His team is designing thiacrown ethers, carbon–sulfur rings designed to pull metals into their central cavity. These cage molecules can form complexes extremely fast. This is just as well, as flerovium’s longest-lived isotope sticks around for a mere three seconds. The rate at which the extraction happens depends on the metal. Comparing flerovium’s reactivity with that of other elements will give the researchers clues as to what metal it is most similar to. If the team manages to capture flerovium, it will be the first chemical reaction ever observed with element 114.

Drawing of Thiacrown ether

Source: © Royal Society of Chemistry

This fully aromatic thiacrown ether is the most promising candidate for capturing flerovium.

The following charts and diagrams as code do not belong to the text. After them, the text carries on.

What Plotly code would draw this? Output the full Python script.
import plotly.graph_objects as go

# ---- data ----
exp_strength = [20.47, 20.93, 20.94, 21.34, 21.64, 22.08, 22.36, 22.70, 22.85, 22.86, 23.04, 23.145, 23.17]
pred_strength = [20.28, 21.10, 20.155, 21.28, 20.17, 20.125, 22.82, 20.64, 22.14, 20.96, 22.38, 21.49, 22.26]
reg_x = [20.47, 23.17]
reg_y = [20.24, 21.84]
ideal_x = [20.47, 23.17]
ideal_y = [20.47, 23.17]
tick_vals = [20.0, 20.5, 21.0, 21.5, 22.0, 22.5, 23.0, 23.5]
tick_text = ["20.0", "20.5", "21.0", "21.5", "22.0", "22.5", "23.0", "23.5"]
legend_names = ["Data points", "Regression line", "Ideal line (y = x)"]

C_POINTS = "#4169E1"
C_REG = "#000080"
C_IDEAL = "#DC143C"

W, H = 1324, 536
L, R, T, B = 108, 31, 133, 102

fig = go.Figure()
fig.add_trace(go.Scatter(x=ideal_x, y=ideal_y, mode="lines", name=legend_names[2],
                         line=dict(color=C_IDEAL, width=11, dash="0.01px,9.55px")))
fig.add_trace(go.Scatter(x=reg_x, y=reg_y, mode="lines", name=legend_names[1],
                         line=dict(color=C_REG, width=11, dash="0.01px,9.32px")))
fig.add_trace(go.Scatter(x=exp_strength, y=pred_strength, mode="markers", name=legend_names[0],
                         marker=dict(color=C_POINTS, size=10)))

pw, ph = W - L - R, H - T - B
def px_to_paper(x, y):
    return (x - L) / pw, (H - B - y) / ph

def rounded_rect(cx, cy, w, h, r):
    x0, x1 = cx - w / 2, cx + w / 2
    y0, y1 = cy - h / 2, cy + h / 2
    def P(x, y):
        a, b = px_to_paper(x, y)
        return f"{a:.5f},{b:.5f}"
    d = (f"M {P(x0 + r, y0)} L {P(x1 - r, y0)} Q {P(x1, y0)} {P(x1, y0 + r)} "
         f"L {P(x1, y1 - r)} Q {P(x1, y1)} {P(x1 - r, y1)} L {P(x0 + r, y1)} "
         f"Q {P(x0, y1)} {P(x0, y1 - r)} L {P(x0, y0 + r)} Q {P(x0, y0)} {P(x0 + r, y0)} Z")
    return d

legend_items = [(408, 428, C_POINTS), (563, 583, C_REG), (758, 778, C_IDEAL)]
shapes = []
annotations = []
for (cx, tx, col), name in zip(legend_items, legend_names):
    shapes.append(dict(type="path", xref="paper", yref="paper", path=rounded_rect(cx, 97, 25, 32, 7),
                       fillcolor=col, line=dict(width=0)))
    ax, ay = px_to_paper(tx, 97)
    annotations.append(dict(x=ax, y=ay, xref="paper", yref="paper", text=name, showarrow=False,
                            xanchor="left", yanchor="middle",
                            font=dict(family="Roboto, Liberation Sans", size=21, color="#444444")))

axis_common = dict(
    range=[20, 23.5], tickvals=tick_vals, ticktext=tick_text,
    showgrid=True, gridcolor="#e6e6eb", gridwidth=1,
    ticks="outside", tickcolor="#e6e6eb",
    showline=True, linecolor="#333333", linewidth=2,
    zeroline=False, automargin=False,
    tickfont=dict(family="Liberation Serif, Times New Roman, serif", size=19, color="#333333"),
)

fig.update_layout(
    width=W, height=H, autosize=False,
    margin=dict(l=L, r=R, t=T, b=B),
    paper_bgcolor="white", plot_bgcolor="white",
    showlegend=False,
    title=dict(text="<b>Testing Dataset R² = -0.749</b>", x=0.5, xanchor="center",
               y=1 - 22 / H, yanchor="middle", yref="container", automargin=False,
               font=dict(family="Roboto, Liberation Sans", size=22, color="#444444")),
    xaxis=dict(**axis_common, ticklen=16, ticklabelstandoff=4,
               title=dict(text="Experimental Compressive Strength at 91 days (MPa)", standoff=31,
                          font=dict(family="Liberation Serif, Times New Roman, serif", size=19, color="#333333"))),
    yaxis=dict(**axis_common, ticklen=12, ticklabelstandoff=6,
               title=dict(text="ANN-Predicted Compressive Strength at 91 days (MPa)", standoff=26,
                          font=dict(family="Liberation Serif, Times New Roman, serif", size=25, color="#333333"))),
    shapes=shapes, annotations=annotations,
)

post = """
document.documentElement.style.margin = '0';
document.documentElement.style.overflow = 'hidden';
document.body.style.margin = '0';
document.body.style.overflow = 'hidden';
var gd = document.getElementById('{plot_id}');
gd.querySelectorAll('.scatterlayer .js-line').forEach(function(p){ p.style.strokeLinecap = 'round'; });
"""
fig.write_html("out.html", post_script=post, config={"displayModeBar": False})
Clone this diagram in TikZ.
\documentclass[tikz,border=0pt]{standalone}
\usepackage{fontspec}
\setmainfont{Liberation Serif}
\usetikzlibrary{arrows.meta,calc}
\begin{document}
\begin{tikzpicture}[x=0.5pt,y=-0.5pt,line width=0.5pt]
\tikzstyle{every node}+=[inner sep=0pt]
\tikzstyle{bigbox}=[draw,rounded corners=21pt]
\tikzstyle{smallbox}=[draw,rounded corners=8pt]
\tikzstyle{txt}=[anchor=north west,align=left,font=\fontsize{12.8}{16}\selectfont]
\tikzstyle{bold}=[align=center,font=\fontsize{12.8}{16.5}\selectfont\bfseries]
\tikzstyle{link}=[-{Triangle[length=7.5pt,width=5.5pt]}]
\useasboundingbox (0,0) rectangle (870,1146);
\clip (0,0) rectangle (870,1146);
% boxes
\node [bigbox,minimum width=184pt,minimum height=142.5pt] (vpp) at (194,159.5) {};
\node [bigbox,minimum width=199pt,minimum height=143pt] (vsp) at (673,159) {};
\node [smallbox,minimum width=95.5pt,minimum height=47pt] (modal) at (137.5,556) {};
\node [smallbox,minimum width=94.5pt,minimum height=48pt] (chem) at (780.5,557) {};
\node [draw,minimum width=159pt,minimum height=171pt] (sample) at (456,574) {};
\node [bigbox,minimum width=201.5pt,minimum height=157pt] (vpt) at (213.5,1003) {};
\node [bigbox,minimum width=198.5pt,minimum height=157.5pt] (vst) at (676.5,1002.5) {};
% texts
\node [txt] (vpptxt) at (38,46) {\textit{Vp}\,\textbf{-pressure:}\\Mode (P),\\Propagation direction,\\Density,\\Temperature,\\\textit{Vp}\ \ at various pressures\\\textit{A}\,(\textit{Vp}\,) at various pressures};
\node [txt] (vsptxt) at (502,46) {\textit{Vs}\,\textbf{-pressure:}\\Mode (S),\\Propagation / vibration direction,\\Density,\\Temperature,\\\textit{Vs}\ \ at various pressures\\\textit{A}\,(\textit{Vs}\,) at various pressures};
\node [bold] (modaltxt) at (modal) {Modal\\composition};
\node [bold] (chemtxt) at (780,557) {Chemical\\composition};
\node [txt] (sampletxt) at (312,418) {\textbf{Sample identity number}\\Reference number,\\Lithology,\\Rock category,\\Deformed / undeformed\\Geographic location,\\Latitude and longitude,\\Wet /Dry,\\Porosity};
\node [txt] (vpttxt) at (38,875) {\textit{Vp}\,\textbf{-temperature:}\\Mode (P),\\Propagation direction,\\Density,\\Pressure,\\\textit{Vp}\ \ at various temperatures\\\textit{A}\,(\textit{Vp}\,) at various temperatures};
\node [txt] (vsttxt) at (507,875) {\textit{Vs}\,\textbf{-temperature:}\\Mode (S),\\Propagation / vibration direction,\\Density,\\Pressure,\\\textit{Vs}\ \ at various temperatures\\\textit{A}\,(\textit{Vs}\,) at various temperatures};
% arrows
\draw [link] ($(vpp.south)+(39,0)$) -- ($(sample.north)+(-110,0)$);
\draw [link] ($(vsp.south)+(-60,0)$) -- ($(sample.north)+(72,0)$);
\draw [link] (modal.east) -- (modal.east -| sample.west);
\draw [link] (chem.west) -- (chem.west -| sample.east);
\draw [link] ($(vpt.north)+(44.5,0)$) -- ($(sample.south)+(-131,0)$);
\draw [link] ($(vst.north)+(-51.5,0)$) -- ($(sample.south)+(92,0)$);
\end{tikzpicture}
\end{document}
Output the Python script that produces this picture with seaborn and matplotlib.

However, flerovium is tough to make – accelerators produce it at a rate of one atom per week – so there’s no wasting it. To test how well different sulfur cages can distinguish between metals, Despotopulos’s team has been working with flerovium’s actual or suspected homologues: radioactive isotopes of lead, tin and mercury. Their most promising candidate, a fully aromatic crown containing six sulfur atoms , also proved the hardest one to make. ‘We just haven’t made enough of it yet [to test it],’ Despotopulos says. ‘It’s so bulky, the pieces just don’t want to come together.’

‘But even if we had the right crown tomorrow, it would still take a couple of years to get enough studies with the homologues to justify to an accelerator facility to give us beam time long enough to do studies with flerovium,’ Despotopulos adds. As a first step, he hopes to start experiments with copernicium (element 112) within a year’s time.

As to why researchers go to so much trouble for an element that there’s unlikely to ever be more than a handful of atoms of: ‘Traditional theories indicate that [superheavy atoms] shouldn’t exist at all, but they do. So there is some interesting insight to be gained about the properties of matter, why matter exists.’